Kellys Run Trail: (3.8-mile loop trail) This trail is found in the Kellys Run Nature Preserve and is considered a difficult-to-strenuous trail. Kellys Run Trail also serves as a section of the Conestoga Trail. Expect difficult and steep terrain while crossing multiple streams and traversing across bedrock and boulders.
Climbers Run Nature Preserve: (2 miles of trails) The preserve contains three trails – Climbers Run Trail, Climbers Hollow Trail and Camp Trail. Each trail offers unique views. For Climbers Run, start the trail at the upper or lower parking area and travel the loop to see the various types of habitat.
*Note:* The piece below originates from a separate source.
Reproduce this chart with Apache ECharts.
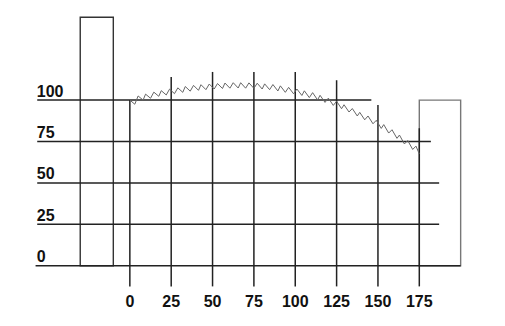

Crossing the stream may mean getting your feet wet.
Climbers Hollow Trail provides a scenic view of cascading waterfalls tumbling over rock through forested terrain.
On the Camp Trail, individuals leave from the center and follow the pathway to the pond and over the old footbridge to the meadow area by the lower cabins. From the meadow, there are two ways to access Climbers Run Trail.
Welsh Mountain Nature Preserve: This preserve offers easy-to-moderate hiking trails with multiple loops, including a half-mile (fully forested) Universally-Accessible Trail and the opportunity to extend hikes into the adjacent Money Rocks County Park. All open trails are clearly blazed and have been redesigned for long-term sustainability.
Shenks Ferry Wildflower Preserve: (1.7 miles) This trail is considered to be an easy walking trail. It begins at the kiosk near the culvert at Grubb Hollow and is renowned for wildflower walks in the springtime. A connector trail joins the Shenks Ferry Trail to the Enola Low Grade Rail Trail.
Steinman Run Nature Preserve: (2.5 miles total) The preserve’s moderate trail consists of multiple loops, including the option of a figure-eight. This trail ascends gradually among large, mature trees.